Chemistry and the Henderson-Hasselbalch equation

[Courk]

I just learned this today in my Chem class and need a bit of help.

Equation as given by the teacher:

Suppose we have a solution of 0.110 M of NaC ₂ H ₃ O ₂ and 0.090 M of CH ₃ COOH. In this buffer system, CH ₃ COOH is the acid, and NaC ₂ H ₃ O ₂ is its conjugate base. For acid concentration, my teacher used the abbreviation [HA], and for conjugate base concentration, she used [A ^- ]. So, she wrote the Henderson-Hasselbalch equation as:

pH = pK _a - log ([A ^- ]/[HA]) Equation 1

We were told K _a = 1.8*10 ^-5

That means the whole equation (with numbers plugged in) should be:

pH = -log(1.8*10 ^-5 ) - log(0.110/0.090), which, when entered exactly like that in my calculator, ~ equals 4.66. She said the answer is ~ 4.83.
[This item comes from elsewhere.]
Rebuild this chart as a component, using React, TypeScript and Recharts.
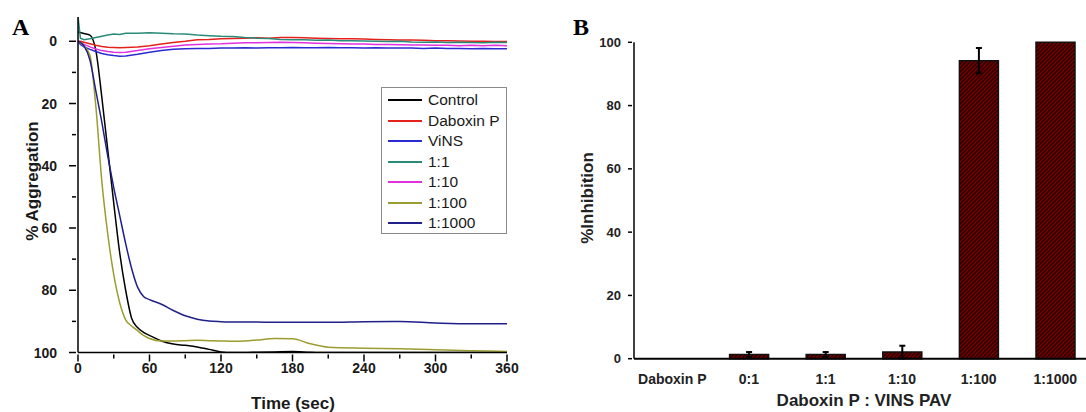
import { LineChart, Line, XAxis, YAxis, Legend, BarChart, Bar, ErrorBar } from "recharts";

const SANS = "'Liberation Sans', Arial, sans-serif";
const SERIF = "'Liberation Serif', 'Times New Roman', serif";

// ---- Panel A: aggregation traces ----
const timeTop = [0, 2, 5, 10, 15, 20, 25, 30, 35, 40, 50, 60, 70, 80, 90, 100, 110, 120, 130, 140, 150, 160, 170, 180, 190, 200, 210, 220, 230, 240, 250, 260, 270, 280, 290, 300, 310, 320, 330, 340, 350, 360];
const timeDrop = [0, 5, 10, 15, 20, 25, 30, 35, 40, 45, 50, 55, 60, 70, 80, 90, 100, 110, 120, 130, 140, 150, 165, 180, 195, 210, 240, 270, 300, 330, 360];

const control = [-3, -2.5, -2, 3, 18, 35, 52, 68, 80, 89, 92, 93.5, 94.5, 96.3, 97.3, 97.7, 98.2, 99, 99.8, 100, 100, 99.9, 99.8, 99.7, 99.9, 100, 100, 100, 100, 100, 100];
const ratio100 = [0, 1.5, 4.5, 21, 45, 62, 75, 84, 89.5, 91.5, 93, 94.5, 95.5, 96.3, 96.3, 96.2, 96.1, 96.2, 96.3, 96.4, 96.3, 96, 95.5, 95.6, 97.2, 98.3, 98.6, 98.8, 99.1, 99.4, 99.7];
const ratio1000 = [0, 1.5, 6, 16, 26, 37, 47, 56, 65, 73, 79, 82, 83, 84.5, 86.5, 88.2, 89.3, 89.9, 90.1, 90.2, 90.2, 90.2, 90.3, 90.3, 90.3, 90.3, 90.1, 90, 90.5, 90.8, 90.8];

const daboxin = [0, 0, 0.3, 0.8, 1.3, 1.7, 1.9, 2.0, 2.1, 2.0, 1.8, 1.4, 0.9, 0.4, 0, -0.5, -0.6, -0.8, -0.9, -1.0, -1.1, -1.0, -1.2, -1.2, -1.1, -1.0, -0.9, -0.8, -0.8, -0.7, -0.6, -0.5, -0.4, -0.4, -0.3, -0.2, -0.2, -0.1, 0, 0, 0.1, 0.1];
const vins = [0, 1.0, 1.8, 2.6, 3.3, 3.9, 4.3, 4.6, 4.8, 4.7, 4.2, 3.5, 3.0, 2.6, 2.4, 2.3, 2.3, 2.2, 2.2, 2.1, 2.2, 2.1, 2.1, 2.0, 2.1, 2.1, 2.0, 2.1, 2.1, 2.2, 2.1, 2.2, 2.2, 2.2, 2.3, 2.2, 2.3, 2.3, 2.4, 2.3, 2.4, 2.4];
const ratio1 = [-8, -1, -0.5, -0.8, -1.2, -1.6, -2.0, -2.3, -2.2, -2.6, -2.6, -2.7, -2.6, -2.4, -2.3, -2.0, -1.8, -1.6, -1.5, -1.2, -1.0, -0.9, -0.6, -0.5, -0.5, -0.3, -0.4, -0.2, -0.2, -0.1, 0, 0.1, 0, 0.2, 0.3, 0.2, 0.4, 0.3, 0.4, 0.5, 0.3, 0.4];
const ratio10 = [0, 0.5, 1.0, 1.8, 2.5, 3.0, 3.3, 3.5, 3.6, 3.5, 3.0, 2.4, 2.0, 1.6, 1.2, 1.0, 0.9, 0.8, 0.6, 0.5, 0.5, 0.4, 0.3, 0.4, 0.5, 0.6, 0.7, 0.8, 0.9, 0.9, 1.0, 1.0, 1.1, 1.2, 1.2, 1.3, 1.3, 1.4, 1.3, 1.4, 1.3, 1.4];

const traces = [
  { name: "Control", color: "#000000", time: timeDrop, values: control, smooth: true },
  { name: "Daboxin P", color: "#e4221b", time: timeTop, values: daboxin, smooth: false },
  { name: "ViNS", color: "#2a2ad2", time: timeTop, values: vins, smooth: false },
  { name: "1:1", color: "#2a8a7a", time: timeTop, values: ratio1, smooth: false },
  { name: "1:10", color: "#e030e0", time: timeTop, values: ratio10, smooth: false },
  { name: "1:100", color: "#9c9c30", time: timeDrop, values: ratio100, smooth: true },
  { name: "1:1000", color: "#20208a", time: timeDrop, values: ratio1000, smooth: true },
];

const xTicksA = [0, 30, 60, 90, 120, 150, 180, 210, 240, 270, 300, 330, 360];
const yTicksA = [0, 10, 20, 30, 40, 50, 60, 70, 80, 90, 100];

// ---- Panel B: inhibition bars ----
const ratios = ["Daboxin P", "0:1", "1:1", "1:10", "1:100", "1:1000"];
const inhibition = [0, 1.3, 1.3, 2.1, 94.2, 100];
const inhibitionErr = [null, 0.8, 0.8, 2, 4, null];
const yTicksB = [0, 20, 40, 60, 80, 100];

const barData = ratios.map((name, i) => ({ name, value: inhibition[i], err: inhibitionErr[i] }));

function TimeTick({ x, y, payload }: any) {
  const major = payload.value % 60 === 0;
  return (
    <g>
      <line x1={x} x2={x} y1={y} y2={y + (major ? 7 : 4)} stroke="#000" strokeWidth={1.5} />
      {major && (
        <text x={x} y={y + 18} textAnchor="middle" fontFamily={SANS} fontWeight="bold" fontSize={14} fill="#1a1a1a">
          {payload.value}
        </text>
      )}
    </g>
  );
}

function AggTick({ x, y, payload }: any) {
  const major = payload.value % 20 === 0;
  return (
    <g>
      <line x1={x - (major ? 7 : 4)} x2={x} y1={y} y2={y} stroke="#000" strokeWidth={1.5} />
      {major && (
        <text x={x - 19} y={y + 5} textAnchor="end" fontFamily={SANS} fontWeight="bold" fontSize={14} fill="#1a1a1a">
          {payload.value}
        </text>
      )}
    </g>
  );
}

function InhibTick({ x, y, payload }: any) {
  return (
    <g>
      <line x1={x - 4} x2={x} y1={y} y2={y} stroke="#000" strokeWidth={1.5} />
      <text x={x - 11} y={y + 4.5} textAnchor="end" fontFamily={SANS} fontWeight="bold" fontSize={13} fill="#222">
        {payload.value}
      </text>
    </g>
  );
}

function RatioTick({ x, y, payload }: any) {
  return (
    <text x={x} y={y + 23} textAnchor="middle" fontFamily={SANS} fontWeight="bold" fontSize={14} fill="#222">
      {payload.value}
    </text>
  );
}

function TraceLegend() {
  return (
    <div
      style={{
        width: 124,
        height: 143,
        border: "1px solid #8a8a8a",
        background: "#fff",
        paddingTop: 2,
        fontFamily: SANS,
        fontSize: 15.5,
        color: "#1a1a1a",
      }}
    >
      {traces.map((s) => (
        <div key={s.name} style={{ height: 20.5, display: "flex", alignItems: "center" }}>
          <div style={{ width: 34, height: 2, background: s.color, marginLeft: 6, marginRight: 6 }} />
          <span>{s.name}</span>
        </div>
      ))}
    </div>
  );
}

export default function App() {
  return (
    <div style={{ position: "absolute", left: 0, top: 0, width: 1086, height: 412, overflow: "hidden", background: "#fff" }}>
      <svg width={0} height={0} style={{ position: "absolute" }}>
        <defs>
          <pattern id="hatch" patternUnits="userSpaceOnUse" width="4" height="4">
            <rect width="4" height="4" fill="#700000" />
            <path d="M-1,1 l2,-2 M0,4 l4,-4 M3,5 l2,-2" stroke="#1c0000" strokeWidth="1.2" />
          </pattern>
        </defs>
      </svg>

      <div style={{ position: "absolute", left: 0, top: 0 }}>
        <LineChart width={560} height={412} margin={{ top: 17, right: 53, bottom: 29.5, left: 18 }}>
          <XAxis
            type="number"
            dataKey="t"
            domain={[0, 360]}
            ticks={xTicksA}
            interval={0}
            allowDataOverflow
            height={30}
            tickSize={0}
            tickLine={false}
            tick={<TimeTick />}
            axisLine={{ stroke: "#000", strokeWidth: 1.5 }}
          />
          <YAxis
            type="number"
            reversed
            domain={[-7.8, 100]}
            ticks={yTicksA}
            interval={0}
            allowDataOverflow
            width={60}
            tickSize={0}
            tickLine={false}
            tick={<AggTick />}
            axisLine={{ stroke: "#000", strokeWidth: 1.5 }}
          />
          <Legend
            layout="vertical"
            align="center"
            verticalAlign="middle"
            content={<TraceLegend />}
            wrapperStyle={{ left: 381, top: 87, width: 126 }}
          />
          {traces.map((s) => (
            <Line
              key={s.name}
              name={s.name}
              data={s.time.map((t, i) => ({ t, v: s.values[i] }))}
              dataKey="v"
              type={s.smooth ? "monotone" : "linear"}
              stroke={s.color}
              strokeWidth={1.5}
              dot={false}
              isAnimationActive={false}
            />
          ))}
        </LineChart>
      </div>

      <div style={{ position: "absolute", left: 560, top: 0, width: 526, height: 412, overflow: "hidden" }}>
        <BarChart width={540} height={412} data={barData} margin={{ top: 42.3, right: 6.4, bottom: 23.3, left: 14 }}>
          <XAxis
            dataKey="name"
            height={30}
            interval={0}
            tickSize={0}
            tickLine={false}
            tick={<RatioTick />}
            axisLine={{ stroke: "#000", strokeWidth: 2 }}
          />
          <YAxis
            type="number"
            domain={[0, 100]}
            ticks={yTicksB}
            interval={0}
            width={60}
            tickSize={0}
            tickLine={false}
            tick={<InhibTick />}
            axisLine={{ stroke: "#000", strokeWidth: 1.5 }}
          />
          <Bar dataKey="value" barSize={39} fill="url(#hatch)" stroke="#111" strokeWidth={1.5} isAnimationActive={false}>
            <ErrorBar dataKey="err" width={3} stroke="#000" strokeWidth={2} direction="y" />
          </Bar>
        </BarChart>
      </div>

      <svg width={1086} height={412} style={{ position: "absolute", left: 0, top: 0, pointerEvents: "none" }}>
        <text x={12} y={35} fontFamily={SERIF} fontWeight="bold" fontSize={24} fill="#000">A</text>
        <text x={573} y={35} fontFamily={SERIF} fontWeight="bold" fontSize={24} fill="#000">B</text>
        <text x={293} y={409} textAnchor="middle" fontFamily={SANS} fontWeight="bold" fontSize={17} fill="#1a1a1a">
          Time (sec)
        </text>
        <text transform="translate(38,181) rotate(-90)" textAnchor="middle" fontFamily={SANS} fontWeight="bold" fontSize={17} fill="#1a1a1a">
          % Aggregation
        </text>
        <text transform="translate(593,198) rotate(-90)" textAnchor="middle" fontFamily={SANS} fontWeight="bold" fontSize={17} fill="#222">
          %Inhibition
        </text>
        <text x={864} y={406} textAnchor="middle" fontFamily={SANS} fontWeight="bold" fontSize={17} fill="#222">
          Daboxin P : VINS PAV
        </text>
      </svg>
    </div>
  );
}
My book has the equation pH = pK _a + log ([anion]/[acid]), which, using her symbols, is equal to
pH = pK _a + log ([A ^- ]/[HA]) Equation 2

Using this equation and the same numbers I get
pH = -log(1.8*10 ^-5 ) + log(0.110/0.090), which, when entered exactly like that in my calculator, gives me ~ 4.83 (her answer). It appears equation 2 is the right equation.

I'm not done yet, please bear with me.

She gave us another problem to work on, this time [HA] = 0.110 M and [A ^- ] = 0.090 M.

We were already told pK _a = 7.00.

Using the original equation pH = pK _a - log([A ^- ]/[HA])
I get pH = 7 - log(0.090/0.110) ~ 7.09 (which is her answer).

Using the second equation pH = pK _a + log ([A ^- ]/[HA])
I get 7 + log(0.090/0.110) ~ 6.91 (not her answer).

So... one way equation 1 works, the other way equation 2 works. Is she wrong in the second example, and the answer really isn't 7.09, but is actually 6.91? I want to use equation 2 (the one from the book), but if I'm doing something wrong and her equation (equation 1) should work, I want to know what I'm doing wrong.

BTW, if you want me to, I can make the equations more readable by making an image out of them.

[Courk]

Oh bah. She just e-mailed the whole class to correct herself. It really is pH = pK a + log ([A - ]/[HA]). I put waaaay too much work into the sup's and sub's to delete this now.

[impossibleroot]

[Samadhi]

Interesting stuff.

What does K _a represent?
_________________
And he lived happily ever after. Except for the dieing at the end and the heartbreak in between.

[Guest]

[austinap]

Sorry that was me. And those sub's and sup's take far too much time!


Any way you can enable html in your posts?